Cito um exemplo. Faço parte do Instituto de Filosofia e Ciências Humanas da Unicamp, que está entrando em processo de extinção. Houve pouquíssimas contratações nos últimos anos e muitos professores estão se aposentando. Estamos em estado de emergência porque, em 2010, se aqueles que puderem se aposentar se aposentarem de fato, o instituto fecha. O que se pode pensar sobre isso? Será que existe uma política deliberada para acabar com as ciências humanas? Será que acreditam que as ciências humanas já se tornaram obsoletas nessa nova configuração de sociedade do conhecimento? Se for isso, é delirante, porque não se poderão formar pessoas certas para lidar com essa nova situação, sem que percebam em que mundo estão e como ele mudou. Quem faz isso são as ciências humanas.
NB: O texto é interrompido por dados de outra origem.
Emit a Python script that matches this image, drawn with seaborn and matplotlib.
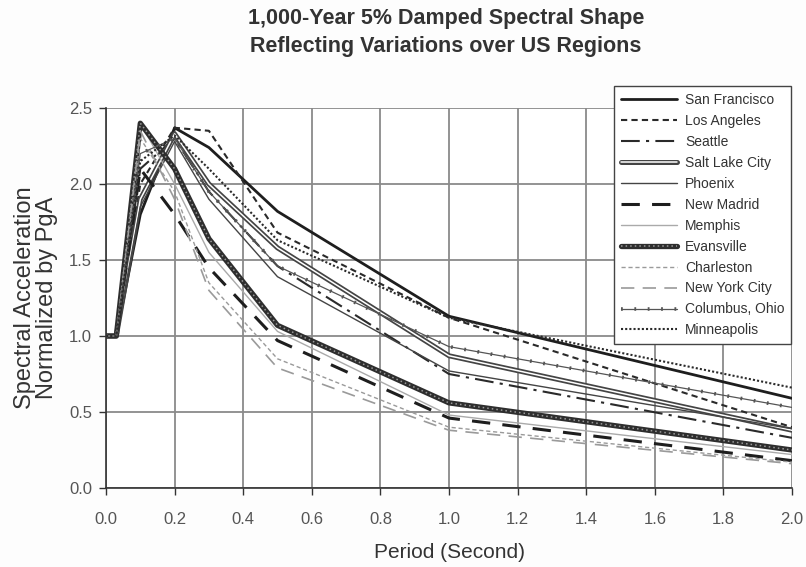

CULT – Como então a universidade pública pode permitir maior democratização sem perder a excelência do ensino?

Laymert – Acredito que a palavra democratização com relação à universidade está viciada. Afinal, todo mundo é a favor da democratização, mas seria preciso perguntar: em que termos? Qual o sentido de democratização? Democratização do quê? Da degradação da universidade? Porque no fundo é isso que estão propondo. Eles propõem que vão democratizar, mas piora. É bom isso só porque é democratização? É um acesso demagógico e anacrônico, porque não corresponde às necessidades da sociedade. Há um descompasso enorme em relação ao problema de fato.